Even more bothersome to me as a former judge is the management's nearly complete indifference to the balance in outstanding arrest warrants.

When I repeatedly raised this issue as a judge, I was given a message by the chair of the county chiefs of police association. That message was "Back off!"

Here is the key point, which seems to be lost on the chief and his management.

Criminals commit crime. Criminals are, with very few exceptions, a known group with long criminal histories.

The best way to prevent crime is to arrest criminals. The very easiest way to arrest criminals is to serve arrest warrants.

The arrest warrant itself is probable cause to arrest any defendant, any time, anywhere. Why not do it?

There are around 50,000 arrest warrants outstanding in the City of San Diego this very moment. Fifty thousand!!!

An Army division numbers around 5,000 men. That means that there is the equivalent of ten Army divisions of criminals freely walking our city streets.

The chief did not know that number. In his May 26th response to my questions, he urged me to check with the sheriff if I wanted to know how many warrants were outstanding in San Diego.

If I were chief, I would know exactly how many wanted fugitives were stalking my city.

So what is the chief doing about them?

First, the chief says that the San Diego Police Department did indeed use warrants to arrest 8,019 fugitives in 2004. That sounds like a lot, but it is less than twenty percent of the total and works out to about one warrant for each officer every three months!

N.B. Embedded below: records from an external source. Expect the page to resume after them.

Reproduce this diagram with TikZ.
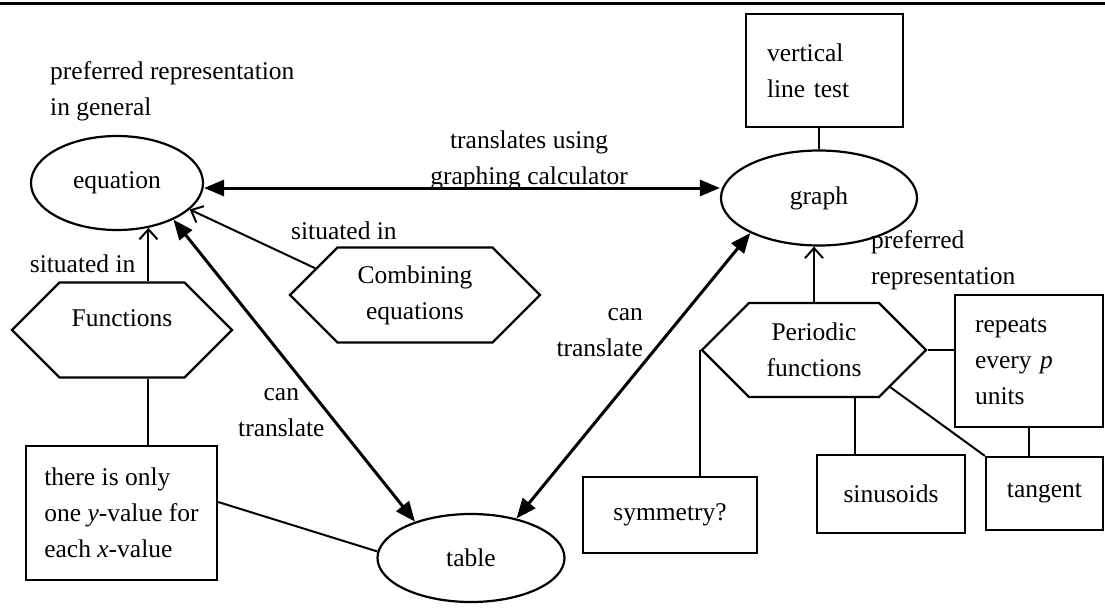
\documentclass[tikz,border=0pt]{standalone}
\usepackage{fontspec}
\setmainfont{Liberation Serif}
\usetikzlibrary{arrows.meta,shapes.geometric,shapes.symbols}

\begin{document}
\begin{tikzpicture}[x=1pt,y=-1pt,
  font=\fontsize{25.5}{36}\selectfont,
  oval/.style={draw,ellipse,line width=2.2pt,inner sep=0pt},
  card/.style={draw,rectangle,line width=2.2pt,inner sep=0pt},
  hexa/.style={draw,signal,signal to=west and east,signal pointer angle=90,line width=2.2pt,inner sep=0pt,align=center},
  link/.style={line width=2pt},
  twoway/.style={line width=3pt,{Triangle[length=20pt,width=16pt]}-{Triangle[length=20pt,width=16pt]}},
  situated/.style={line width=2pt,-{Straight Barb[length=10pt,width=18pt]}},
  lbl/.style={align=center,inner sep=2pt}]
 \useasboundingbox (0,0) rectangle (1105,608);
 \draw[line width=3pt] (0,3) -- (1105,3);

 \node[oval,minimum width=172pt,minimum height=94pt] (equation) at (117,183) {equation};
 \node[oval,minimum width=196pt,minimum height=95pt] (graph) at (819,198) {graph};
 \node[oval,minimum width=187pt,minimum height=88pt] (table) at (471,558) {table};

 \node[card,minimum height=113pt,text width=115pt,inner xsep=21pt,align=left] (vline) at (824.5,70.5) {vertical\\line test};
 \node[card,minimum width=191pt,minimum height=134pt,align=left] (onlyone) at (121.5,513) {there is only\\one \textit{y}-value for\\each \textit{x}-value};
 \node[card,minimum height=132pt,text width=108pt,inner xsep=20pt,align=left] (repeats) at (1029,361) {repeats\\every \textit{p}\\units};
 \node[card,minimum width=117pt,minimum height=73pt] (tangent) at (1044.5,493.5) {tangent};
 \node[card,minimum width=148pt,minimum height=78pt] (sinusoids) at (891,494) {sinusoids};
 \node[card,minimum width=174pt,minimum height=76pt] (symmetry) at (670,515) {symmetry?};

 \node[hexa,minimum width=220pt,minimum height=95pt] (functions) at (122,330) {Functions\\[-12pt]\mbox{}};
 \node[hexa,minimum width=250pt,minimum height=95pt] (combining) at (415,295) {Combining\\equations};
 \node[hexa,minimum width=224pt,minimum height=94pt] (periodic) at (814,350) {Periodic\\functions};

 \node[anchor=west,align=left,inner sep=0pt] (prefgen) at (50,91) {preferred representation\\in general};

 \draw[twoway] ([yshift=-5pt]equation.east) -- node[lbl,pos=0.63,anchor=south,inner sep=0pt,yshift=-3pt] {translates using\\graphing calculator} ([yshift=10pt]graph.west);
 \draw[twoway] (equation.-33) -- node[lbl,pos=0.64,anchor=east] {can\\translate} (table.147);
 \draw[twoway] (table.41) -- node[lbl,pos=0.65,anchor=east,align=right,xshift=-22pt] {can\\translate} (graph.207);

 \draw[situated] (functions.north -| equation.-55) -- node[lbl,pos=0.32,anchor=east,xshift=-10pt] {situated in} (equation.-55);
 \draw[situated] (combining.165) -- node[lbl,pos=0,anchor=south west,xshift=-27pt,yshift=26pt] {situated in} (equation.-20);
 \draw[situated] (periodic.north) -- node[lbl,pos=0.75,anchor=west,align=left,xshift=54pt] {preferred\\representation} (periodic.north |- graph.south);

 \draw[link] ([xshift=26pt]functions.south) -- ([xshift=26pt]functions.south |- onlyone.north);
 \draw[link] ([yshift=11pt]onlyone.east) -- (table.176);
 \draw[link] (vline.south -| graph.north) -- (graph.north);
 \draw[link] (periodic.east) -- (periodic.east -| repeats.west);
 \draw[link] (repeats.south) -- (repeats.south |- tangent.north);
 \draw[link] ([xshift=41pt]periodic.south) -- ([xshift=41pt]periodic.south |- sinusoids.north);
 \draw[link] (periodic.-26) -- (tangent.north west);
 \draw[link] (periodic.west) -- (periodic.west |- symmetry.north);
\end{tikzpicture}
\end{document}
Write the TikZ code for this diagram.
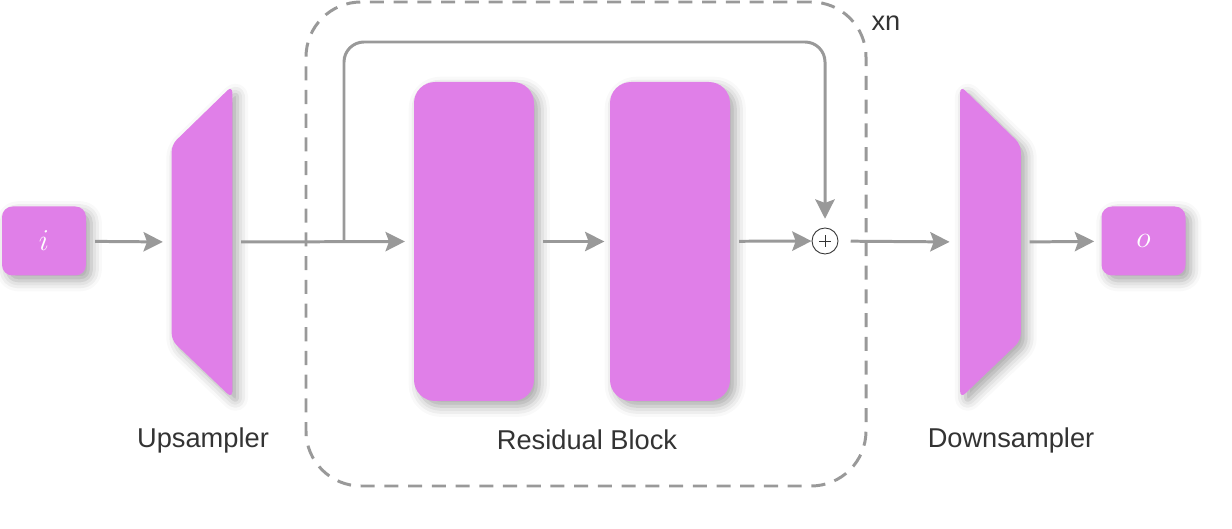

I wonder if they could step it up to arresting one fugitive each month next year, one each week the following year, and one each day the year after that.

The chief admits that he does not make the warrant balance a priority. He has never mentioned the problem of unserved warrants to the city council in his regular reports. And by the way, the city council does not ask.

The chief calls the service of warrants a "collateral function" of his department and points out that the sheriff"s department is supposed to be serving the warrants.

Chief, from Judge Stirling to you, the state law is that it is the duty of every sworn police officer in the state of California to serve arrest warrants.

The chief asserts that the police are busy doing more important things such as working with "the community" at community meetings. He does not know how many hours his officers sit around these meetings.

I have attended my fair share of community meetings. So, I can save the department a lot of time.

What the community wants is to not be victims of crime. They best way to accomplish that is to arrest criminals.

If the police department wants to "hear from the community", I suggest that the department do a better job of answering the 9-1-1 calls that flood into the headquarters.

First-rate rank and file police officers deserve first-rate management. They are not getting it.

About the Author: Larry Stirling is a retired judge of the San Diego Superior Court. Mr. Stirling has served on the San Diego City Council, State Assembly and State Senate. As a police operations analyst for the San Diego Police Department, Mr. Stirling was the creator of the first 9-1-1 system, the first computer aided dispatch system and the creator of the ARJIS system. As a member of the legislature, he was the chair of the Assembly Committee on Public Safety.